◆ Task prompt
Repeat every line exactly, keeping the pictures out of the copy.

◆ Recorded data
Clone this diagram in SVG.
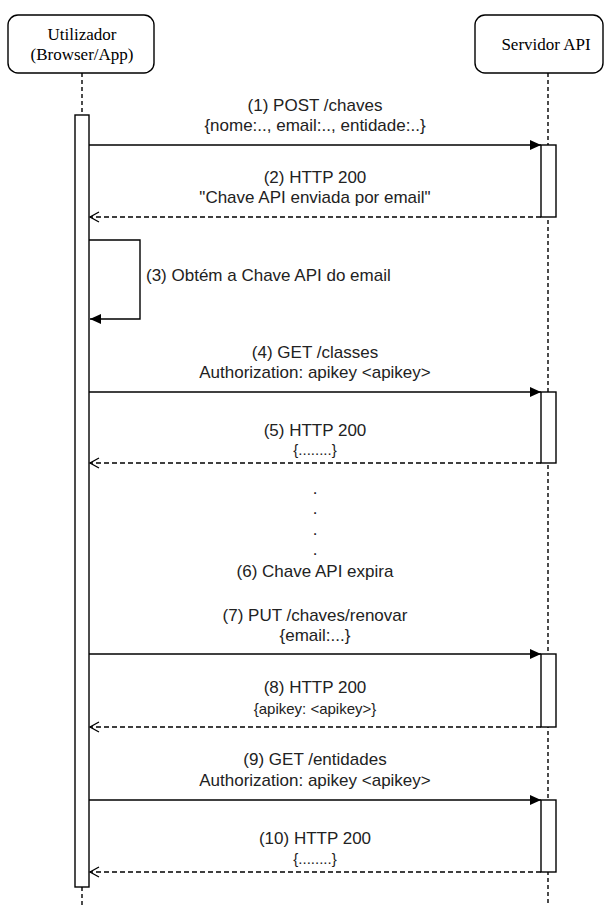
<svg xmlns="http://www.w3.org/2000/svg" width="611" height="910" viewBox="0 0 611 910">
<style>
.box{fill:#fff;stroke:#000;stroke-width:1.4}
.bar{fill:#fff;stroke:#000;stroke-width:1.4}
.life{stroke:#000;stroke-width:1.4;stroke-dasharray:4 3;fill:none}
.msg{stroke:#000;stroke-width:1.4;fill:none}
.ret{stroke:#000;stroke-width:1.4;fill:none;stroke-dasharray:5 3}
.pt{font-family:"Liberation Serif","Times New Roman",serif;font-size:17px;fill:#000;text-anchor:middle}
.lb{font-family:"Liberation Sans",Arial,Helvetica,sans-serif;font-size:17px;fill:#222;text-anchor:middle}
.sm{font-family:"Liberation Sans",Arial,Helvetica,sans-serif;font-size:15px;fill:#222;text-anchor:middle}
.lbl{font-family:"Liberation Sans",Arial,Helvetica,sans-serif;font-size:17px;fill:#222}
</style>
<defs>
<marker id="block" markerWidth="12" markerHeight="10" refX="11" refY="5" orient="auto" markerUnits="userSpaceOnUse">
<path d="M0,0 L11,5 L0,10 Z" fill="#000"/>
</marker>
<marker id="open" markerWidth="12" markerHeight="12" refX="10" refY="6" orient="auto" markerUnits="userSpaceOnUse">
<path d="M1,1 L10,6 L1,11" fill="none" stroke="#000" stroke-width="1.3"/>
</marker>
</defs>
<rect width="611" height="910" fill="#fff"/>

<g id="lifelines">
<line class="life" x1="82" y1="73" x2="82" y2="115"/>
<line class="life" x1="82" y1="887" x2="82" y2="905"/>
<line class="life" x1="548" y1="73" x2="548" y2="905"/>
</g>

<g id="utilizador">
<rect class="box" x="8" y="15" width="146" height="58" rx="10" ry="10"/>
<text class="pt" x="82" y="40">Utilizador</text>
<text class="pt" x="82" y="60">(Browser/App)</text>
</g>

<g id="servidor">
<rect class="box" x="475" y="15" width="128" height="58" rx="10" ry="10"/>
<text class="pt" x="546" y="50">Servidor API</text>
</g>

<g id="activation-client">
<rect class="bar" x="75" y="115" width="14" height="772"/>
</g>
<g id="activation-server">
<rect class="bar" x="541" y="145" width="15" height="72"/>
<rect class="bar" x="541" y="392" width="15" height="71"/>
<rect class="bar" x="541" y="654" width="15" height="73"/>
<rect class="bar" x="541" y="800" width="15" height="72"/>
</g>

<g id="connectors">
<line class="msg" x1="89" y1="145" x2="541" y2="145" marker-end="url(#block)"/>
<line class="ret" x1="541" y1="217" x2="90" y2="217" marker-end="url(#open)"/>
<polyline class="msg" points="89,240 140,240 140,319 90,319" marker-end="url(#block)"/>
<line class="msg" x1="89" y1="392" x2="541" y2="392" marker-end="url(#block)"/>
<line class="ret" x1="541" y1="463" x2="90" y2="463" marker-end="url(#open)"/>
<line class="msg" x1="89" y1="654" x2="541" y2="654" marker-end="url(#block)"/>
<line class="ret" x1="541" y1="727" x2="90" y2="727" marker-end="url(#open)"/>
<line class="msg" x1="89" y1="800" x2="541" y2="800" marker-end="url(#block)"/>
<line class="ret" x1="541" y1="872" x2="90" y2="872" marker-end="url(#open)"/>
</g>

<g id="labels">
<text class="lb" x="315" y="111">(1) POST /chaves</text>
<text class="lb" x="315" y="131">{nome:.., email:.., entidade:..}</text>
<text class="lb" x="315" y="183">(2) HTTP 200</text>
<text class="lb" x="315" y="203">"Chave API enviada por email"</text>
<text class="lbl" x="146" y="281">(3) Obtém a Chave API do email</text>
<text class="lb" x="315" y="358">(4) GET /classes</text>
<text class="lb" x="315" y="378">Authorization: apikey &lt;apikey&gt;</text>
<text class="lb" x="315" y="436">(5) HTTP 200</text>
<text class="sm" x="315" y="455">{........}</text>
<text class="lb" x="315" y="494">.</text>
<text class="lb" x="315" y="514">.</text>
<text class="lb" x="315" y="535">.</text>
<text class="lb" x="315" y="555">.</text>
<text class="lb" x="315" y="577">(6) Chave API expira</text>
<text class="lb" x="315" y="621">(7) PUT /chaves/renovar</text>
<text class="lb" x="315" y="641">{email:...}</text>
<text class="lb" x="315" y="693">(8) HTTP 200</text>
<text class="sm" x="315" y="714">{apikey: &lt;apikey&gt;}</text>
<text class="lb" x="315" y="765">(9) GET /entidades</text>
<text class="lb" x="315" y="786">Authorization: apikey &lt;apikey&gt;</text>
<text class="lb" x="315" y="844">(10) HTTP 200</text>
<text class="sm" x="315" y="864">{........}</text>
</g>
</svg>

◆ Task answer
Clone this diagram in SVG.
<svg xmlns="http://www.w3.org/2000/svg" width="611" height="910" viewBox="0 0 611 910">
<style>
.box{fill:#fff;stroke:#000;stroke-width:1.4}
.bar{fill:#fff;stroke:#000;stroke-width:1.4}
.life{stroke:#000;stroke-width:1.4;stroke-dasharray:4 3;fill:none}
.msg{stroke:#000;stroke-width:1.4;fill:none}
.ret{stroke:#000;stroke-width:1.4;fill:none;stroke-dasharray:5 3}
.pt{font-family:"Liberation Serif","Times New Roman",serif;font-size:17px;fill:#000;text-anchor:middle}
.lb{font-family:"Liberation Sans",Arial,Helvetica,sans-serif;font-size:17px;fill:#222;text-anchor:middle}
.sm{font-family:"Liberation Sans",Arial,Helvetica,sans-serif;font-size:15px;fill:#222;text-anchor:middle}
.lbl{font-family:"Liberation Sans",Arial,Helvetica,sans-serif;font-size:17px;fill:#222}
</style>
<defs>
<marker id="block" markerWidth="12" markerHeight="10" refX="11" refY="5" orient="auto" markerUnits="userSpaceOnUse">
<path d="M0,0 L11,5 L0,10 Z" fill="#000"/>
</marker>
<marker id="open" markerWidth="12" markerHeight="12" refX="10" refY="6" orient="auto" markerUnits="userSpaceOnUse">
<path d="M1,1 L10,6 L1,11" fill="none" stroke="#000" stroke-width="1.3"/>
</marker>
</defs>
<rect width="611" height="910" fill="#fff"/>

<g id="lifelines">
<line class="life" x1="82" y1="73" x2="82" y2="115"/>
<line class="life" x1="82" y1="887" x2="82" y2="905"/>
<line class="life" x1="548" y1="73" x2="548" y2="905"/>
</g>

<g id="utilizador">
<rect class="box" x="8" y="15" width="146" height="58" rx="10" ry="10"/>
<text class="pt" x="82" y="40">Utilizador</text>
<text class="pt" x="82" y="60">(Browser/App)</text>
</g>

<g id="servidor">
<rect class="box" x="475" y="15" width="128" height="58" rx="10" ry="10"/>
<text class="pt" x="546" y="50">Servidor API</text>
</g>

<g id="activation-client">
<rect class="bar" x="75" y="115" width="14" height="772"/>
</g>
<g id="activation-server">
<rect class="bar" x="541" y="145" width="15" height="72"/>
<rect class="bar" x="541" y="392" width="15" height="71"/>
<rect class="bar" x="541" y="654" width="15" height="73"/>
<rect class="bar" x="541" y="800" width="15" height="72"/>
</g>

<g id="connectors">
<line class="msg" x1="89" y1="145" x2="541" y2="145" marker-end="url(#block)"/>
<line class="ret" x1="541" y1="217" x2="90" y2="217" marker-end="url(#open)"/>
<polyline class="msg" points="89,240 140,240 140,319 90,319" marker-end="url(#block)"/>
<line class="msg" x1="89" y1="392" x2="541" y2="392" marker-end="url(#block)"/>
<line class="ret" x1="541" y1="463" x2="90" y2="463" marker-end="url(#open)"/>
<line class="msg" x1="89" y1="654" x2="541" y2="654" marker-end="url(#block)"/>
<line class="ret" x1="541" y1="727" x2="90" y2="727" marker-end="url(#open)"/>
<line class="msg" x1="89" y1="800" x2="541" y2="800" marker-end="url(#block)"/>
<line class="ret" x1="541" y1="872" x2="90" y2="872" marker-end="url(#open)"/>
</g>

<g id="labels">
<text class="lb" x="315" y="111">(1) POST /chaves</text>
<text class="lb" x="315" y="131">{nome:.., email:.., entidade:..}</text>
<text class="lb" x="315" y="183">(2) HTTP 200</text>
<text class="lb" x="315" y="203">"Chave API enviada por email"</text>
<text class="lbl" x="146" y="281">(3) Obtém a Chave API do email</text>
<text class="lb" x="315" y="358">(4) GET /classes</text>
<text class="lb" x="315" y="378">Authorization: apikey &lt;apikey&gt;</text>
<text class="lb" x="315" y="436">(5) HTTP 200</text>
<text class="sm" x="315" y="455">{........}</text>
<text class="lb" x="315" y="494">.</text>
<text class="lb" x="315" y="514">.</text>
<text class="lb" x="315" y="535">.</text>
<text class="lb" x="315" y="555">.</text>
<text class="lb" x="315" y="577">(6) Chave API expira</text>
<text class="lb" x="315" y="621">(7) PUT /chaves/renovar</text>
<text class="lb" x="315" y="641">{email:...}</text>
<text class="lb" x="315" y="693">(8) HTTP 200</text>
<text class="sm" x="315" y="714">{apikey: &lt;apikey&gt;}</text>
<text class="lb" x="315" y="765">(9) GET /entidades</text>
<text class="lb" x="315" y="786">Authorization: apikey &lt;apikey&gt;</text>
<text class="lb" x="315" y="844">(10) HTTP 200</text>
<text class="sm" x="315" y="864">{........}</text>
</g>
</svg>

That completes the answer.